#### GIVEN TASK:
Copy out precisely the lines beginning at the line that contains "Emit a Python" and ending at the line that contains "from matplotlib.ticker import MultipleLocator", including both.

#### MATERIAL PROVIDED:
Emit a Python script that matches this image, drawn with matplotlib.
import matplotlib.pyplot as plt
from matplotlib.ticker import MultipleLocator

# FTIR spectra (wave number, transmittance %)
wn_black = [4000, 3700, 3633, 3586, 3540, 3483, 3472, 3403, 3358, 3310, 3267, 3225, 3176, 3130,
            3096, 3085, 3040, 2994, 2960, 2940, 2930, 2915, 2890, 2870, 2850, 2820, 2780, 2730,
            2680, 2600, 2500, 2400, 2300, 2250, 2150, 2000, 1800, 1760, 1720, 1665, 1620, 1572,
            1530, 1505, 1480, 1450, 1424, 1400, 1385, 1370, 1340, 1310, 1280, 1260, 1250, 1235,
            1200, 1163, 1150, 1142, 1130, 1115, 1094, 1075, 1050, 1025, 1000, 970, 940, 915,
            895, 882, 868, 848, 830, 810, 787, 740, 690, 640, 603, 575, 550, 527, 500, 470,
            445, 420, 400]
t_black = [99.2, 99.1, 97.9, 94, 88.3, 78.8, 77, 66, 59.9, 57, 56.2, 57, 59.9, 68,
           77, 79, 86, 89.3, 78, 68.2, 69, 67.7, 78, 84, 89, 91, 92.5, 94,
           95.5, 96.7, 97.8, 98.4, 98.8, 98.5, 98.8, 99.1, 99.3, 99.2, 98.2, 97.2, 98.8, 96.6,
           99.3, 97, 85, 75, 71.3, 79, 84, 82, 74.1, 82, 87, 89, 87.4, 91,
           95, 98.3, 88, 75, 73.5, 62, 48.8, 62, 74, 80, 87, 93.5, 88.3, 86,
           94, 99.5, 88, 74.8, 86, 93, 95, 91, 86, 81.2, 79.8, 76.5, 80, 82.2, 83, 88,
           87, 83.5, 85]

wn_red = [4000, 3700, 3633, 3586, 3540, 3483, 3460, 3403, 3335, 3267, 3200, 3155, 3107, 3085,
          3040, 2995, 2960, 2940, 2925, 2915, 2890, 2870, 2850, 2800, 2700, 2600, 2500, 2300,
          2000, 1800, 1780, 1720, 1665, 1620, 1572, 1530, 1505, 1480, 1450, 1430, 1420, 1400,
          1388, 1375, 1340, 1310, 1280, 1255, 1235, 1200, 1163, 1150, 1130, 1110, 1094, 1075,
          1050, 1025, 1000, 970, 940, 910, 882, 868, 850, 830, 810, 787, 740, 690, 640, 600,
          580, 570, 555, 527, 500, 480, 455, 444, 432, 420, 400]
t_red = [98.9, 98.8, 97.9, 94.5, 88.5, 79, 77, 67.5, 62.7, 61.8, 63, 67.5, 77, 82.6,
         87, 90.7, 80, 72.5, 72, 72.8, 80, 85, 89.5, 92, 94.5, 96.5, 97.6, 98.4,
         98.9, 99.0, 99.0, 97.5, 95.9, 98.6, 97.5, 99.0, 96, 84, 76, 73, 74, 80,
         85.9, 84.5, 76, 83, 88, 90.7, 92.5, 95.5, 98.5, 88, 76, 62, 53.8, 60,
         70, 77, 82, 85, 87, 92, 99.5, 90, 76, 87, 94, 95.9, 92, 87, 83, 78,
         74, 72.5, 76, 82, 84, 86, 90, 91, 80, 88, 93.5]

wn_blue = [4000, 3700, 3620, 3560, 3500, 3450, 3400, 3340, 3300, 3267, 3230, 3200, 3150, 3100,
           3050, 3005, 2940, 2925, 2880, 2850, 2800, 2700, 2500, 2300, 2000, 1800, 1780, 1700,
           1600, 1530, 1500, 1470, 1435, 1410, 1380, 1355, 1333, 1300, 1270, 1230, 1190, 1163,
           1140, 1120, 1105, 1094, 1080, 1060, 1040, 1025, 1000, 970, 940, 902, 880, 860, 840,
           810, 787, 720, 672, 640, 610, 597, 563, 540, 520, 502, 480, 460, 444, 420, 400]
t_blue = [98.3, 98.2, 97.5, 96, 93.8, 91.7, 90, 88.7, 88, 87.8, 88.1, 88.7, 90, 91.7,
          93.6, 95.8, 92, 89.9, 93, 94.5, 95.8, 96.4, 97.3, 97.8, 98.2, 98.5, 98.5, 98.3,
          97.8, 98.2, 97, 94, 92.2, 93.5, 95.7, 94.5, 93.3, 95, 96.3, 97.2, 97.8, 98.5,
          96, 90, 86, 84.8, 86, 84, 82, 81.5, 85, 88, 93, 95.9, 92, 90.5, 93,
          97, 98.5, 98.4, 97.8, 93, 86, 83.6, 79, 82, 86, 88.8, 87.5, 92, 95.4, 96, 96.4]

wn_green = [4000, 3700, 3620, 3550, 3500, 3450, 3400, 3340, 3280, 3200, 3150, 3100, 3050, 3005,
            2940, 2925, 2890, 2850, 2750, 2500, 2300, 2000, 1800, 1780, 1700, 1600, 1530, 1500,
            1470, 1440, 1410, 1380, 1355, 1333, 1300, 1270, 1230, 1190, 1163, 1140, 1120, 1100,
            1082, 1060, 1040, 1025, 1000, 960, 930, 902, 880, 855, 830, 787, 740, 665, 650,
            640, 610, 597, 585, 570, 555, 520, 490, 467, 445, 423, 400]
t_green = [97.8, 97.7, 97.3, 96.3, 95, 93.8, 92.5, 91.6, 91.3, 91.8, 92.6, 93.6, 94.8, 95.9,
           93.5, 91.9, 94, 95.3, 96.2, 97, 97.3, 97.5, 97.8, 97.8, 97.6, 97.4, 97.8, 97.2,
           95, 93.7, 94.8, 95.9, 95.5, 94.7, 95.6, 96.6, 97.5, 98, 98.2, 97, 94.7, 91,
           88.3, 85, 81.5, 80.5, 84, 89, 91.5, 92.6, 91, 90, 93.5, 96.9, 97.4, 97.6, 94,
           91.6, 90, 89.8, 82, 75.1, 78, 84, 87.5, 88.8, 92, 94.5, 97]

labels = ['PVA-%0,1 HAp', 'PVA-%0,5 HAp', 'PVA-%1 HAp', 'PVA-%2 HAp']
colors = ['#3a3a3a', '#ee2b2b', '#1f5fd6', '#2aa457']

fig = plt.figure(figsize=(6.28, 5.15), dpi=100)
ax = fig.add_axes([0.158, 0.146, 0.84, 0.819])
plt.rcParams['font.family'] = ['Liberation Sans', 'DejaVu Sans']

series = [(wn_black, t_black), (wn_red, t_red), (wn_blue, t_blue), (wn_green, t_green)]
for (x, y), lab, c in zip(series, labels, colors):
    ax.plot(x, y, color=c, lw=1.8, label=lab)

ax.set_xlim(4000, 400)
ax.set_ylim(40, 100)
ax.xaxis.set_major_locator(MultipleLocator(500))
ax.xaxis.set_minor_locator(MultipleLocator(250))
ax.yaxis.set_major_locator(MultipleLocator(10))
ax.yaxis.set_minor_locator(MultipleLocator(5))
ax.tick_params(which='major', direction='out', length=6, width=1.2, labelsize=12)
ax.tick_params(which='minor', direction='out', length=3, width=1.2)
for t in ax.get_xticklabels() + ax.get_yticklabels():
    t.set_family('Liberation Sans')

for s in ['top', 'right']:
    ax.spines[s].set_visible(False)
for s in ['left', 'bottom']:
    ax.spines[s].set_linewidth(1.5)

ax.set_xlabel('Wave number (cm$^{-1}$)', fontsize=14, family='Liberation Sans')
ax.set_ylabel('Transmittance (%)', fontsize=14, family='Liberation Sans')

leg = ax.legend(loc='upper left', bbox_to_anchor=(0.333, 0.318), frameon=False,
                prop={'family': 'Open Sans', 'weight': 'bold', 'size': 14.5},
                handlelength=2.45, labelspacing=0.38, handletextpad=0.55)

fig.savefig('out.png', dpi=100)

* * *

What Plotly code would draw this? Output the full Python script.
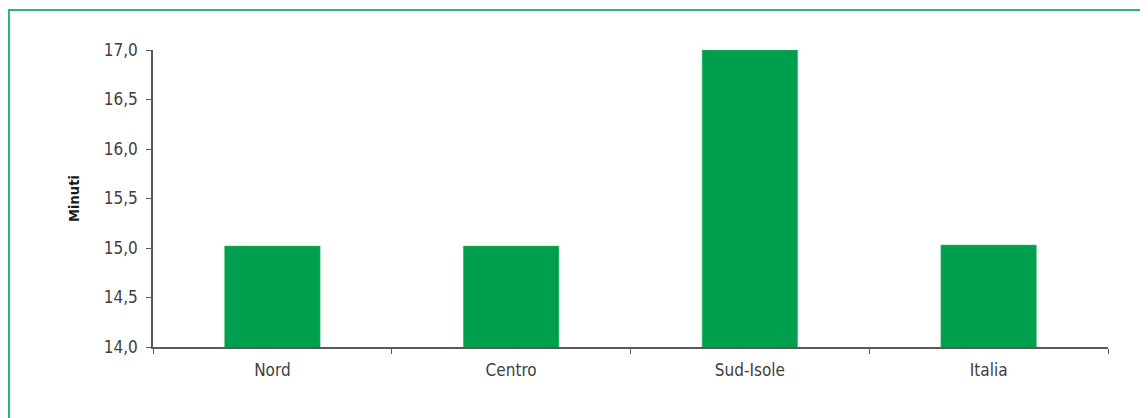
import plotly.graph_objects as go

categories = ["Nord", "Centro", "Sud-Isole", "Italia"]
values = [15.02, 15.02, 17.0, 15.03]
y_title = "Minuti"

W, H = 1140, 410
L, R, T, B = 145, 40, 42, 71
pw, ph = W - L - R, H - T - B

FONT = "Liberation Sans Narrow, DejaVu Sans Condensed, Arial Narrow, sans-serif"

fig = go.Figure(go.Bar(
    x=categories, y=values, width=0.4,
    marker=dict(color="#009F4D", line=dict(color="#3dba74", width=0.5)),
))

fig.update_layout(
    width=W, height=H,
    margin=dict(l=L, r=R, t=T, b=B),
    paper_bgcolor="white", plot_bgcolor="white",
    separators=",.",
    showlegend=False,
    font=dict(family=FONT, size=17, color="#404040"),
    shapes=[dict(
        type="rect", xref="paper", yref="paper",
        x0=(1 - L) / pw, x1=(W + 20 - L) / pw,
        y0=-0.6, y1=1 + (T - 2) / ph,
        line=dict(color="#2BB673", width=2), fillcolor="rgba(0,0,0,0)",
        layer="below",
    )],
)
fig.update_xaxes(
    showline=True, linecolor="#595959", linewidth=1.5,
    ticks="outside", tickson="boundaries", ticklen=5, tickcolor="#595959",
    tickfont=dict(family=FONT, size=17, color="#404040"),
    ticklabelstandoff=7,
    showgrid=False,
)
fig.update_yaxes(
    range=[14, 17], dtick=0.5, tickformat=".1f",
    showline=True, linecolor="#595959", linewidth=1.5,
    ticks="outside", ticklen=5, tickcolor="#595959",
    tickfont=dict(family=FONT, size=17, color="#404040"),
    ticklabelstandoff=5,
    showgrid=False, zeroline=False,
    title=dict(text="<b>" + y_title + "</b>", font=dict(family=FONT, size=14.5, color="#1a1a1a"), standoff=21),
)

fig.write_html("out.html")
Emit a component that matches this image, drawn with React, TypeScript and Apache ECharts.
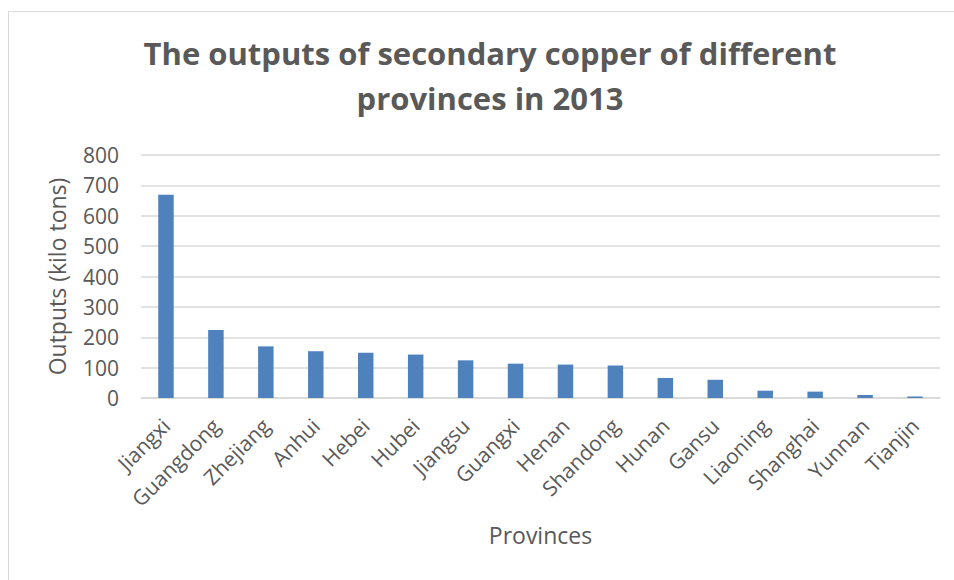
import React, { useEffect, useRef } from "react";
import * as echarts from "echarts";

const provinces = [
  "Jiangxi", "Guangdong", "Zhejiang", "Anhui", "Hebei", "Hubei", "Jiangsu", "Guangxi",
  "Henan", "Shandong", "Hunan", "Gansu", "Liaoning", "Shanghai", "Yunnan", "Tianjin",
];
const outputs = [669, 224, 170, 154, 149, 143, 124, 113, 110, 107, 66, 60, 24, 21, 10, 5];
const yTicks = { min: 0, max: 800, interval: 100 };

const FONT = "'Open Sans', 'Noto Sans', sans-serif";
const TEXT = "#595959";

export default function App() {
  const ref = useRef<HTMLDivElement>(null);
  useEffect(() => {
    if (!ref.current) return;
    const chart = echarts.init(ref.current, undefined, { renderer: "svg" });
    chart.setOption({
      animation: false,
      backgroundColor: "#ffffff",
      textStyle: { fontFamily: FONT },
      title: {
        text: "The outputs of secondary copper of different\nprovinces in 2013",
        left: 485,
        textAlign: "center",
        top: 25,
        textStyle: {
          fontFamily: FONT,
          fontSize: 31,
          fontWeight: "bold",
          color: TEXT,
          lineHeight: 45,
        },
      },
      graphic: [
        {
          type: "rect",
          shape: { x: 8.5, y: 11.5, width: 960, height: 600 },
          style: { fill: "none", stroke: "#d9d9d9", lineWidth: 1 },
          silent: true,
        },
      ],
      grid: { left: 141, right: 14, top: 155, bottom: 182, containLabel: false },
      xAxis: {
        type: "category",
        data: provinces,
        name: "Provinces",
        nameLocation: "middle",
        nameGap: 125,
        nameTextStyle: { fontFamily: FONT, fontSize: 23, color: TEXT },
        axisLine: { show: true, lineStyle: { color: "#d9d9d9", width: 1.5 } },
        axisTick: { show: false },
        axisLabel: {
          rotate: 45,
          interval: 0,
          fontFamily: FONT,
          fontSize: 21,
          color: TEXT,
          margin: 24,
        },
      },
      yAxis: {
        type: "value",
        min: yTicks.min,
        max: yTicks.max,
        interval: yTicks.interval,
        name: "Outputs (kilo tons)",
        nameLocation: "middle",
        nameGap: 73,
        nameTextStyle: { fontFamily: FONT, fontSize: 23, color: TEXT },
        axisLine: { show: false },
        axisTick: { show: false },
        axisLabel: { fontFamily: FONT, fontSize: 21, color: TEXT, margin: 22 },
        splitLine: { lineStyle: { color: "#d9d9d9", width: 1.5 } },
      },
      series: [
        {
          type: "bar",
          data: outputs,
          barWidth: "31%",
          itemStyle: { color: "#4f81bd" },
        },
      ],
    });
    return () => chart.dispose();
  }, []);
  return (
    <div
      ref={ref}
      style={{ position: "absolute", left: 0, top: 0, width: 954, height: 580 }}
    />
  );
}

...

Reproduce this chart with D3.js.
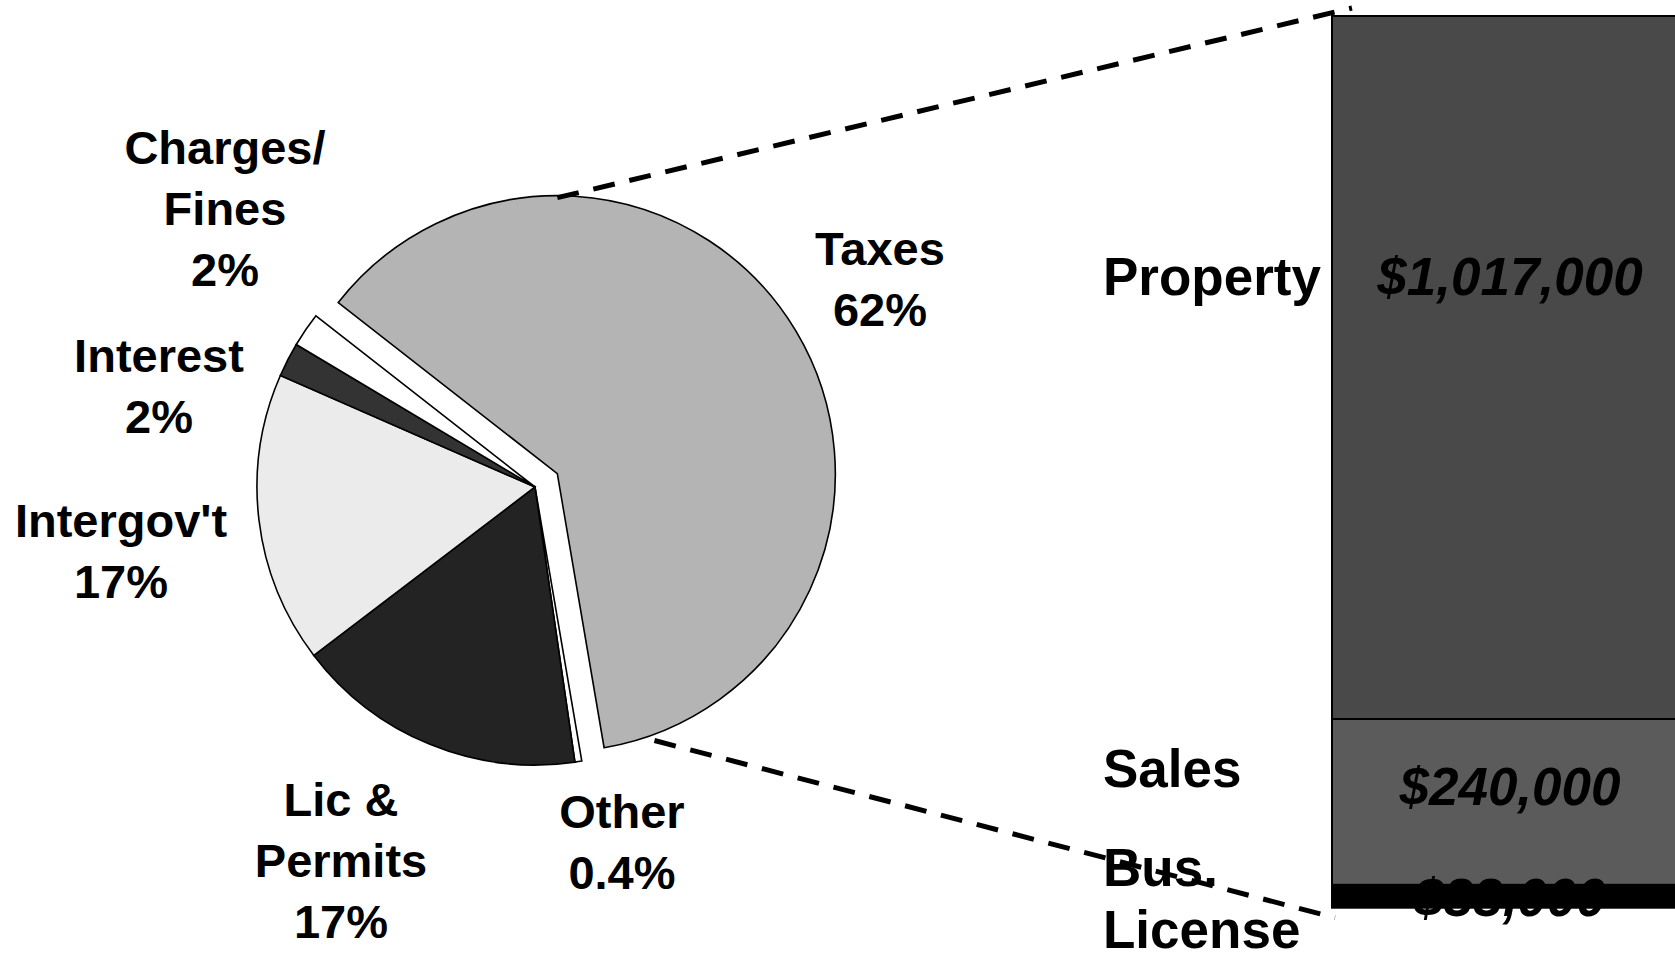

#### WRITTEN RESPONSE:
Emit a Python script that matches this image, drawn with matplotlib.
import matplotlib.pyplot as plt
from matplotlib.ticker import MultipleLocator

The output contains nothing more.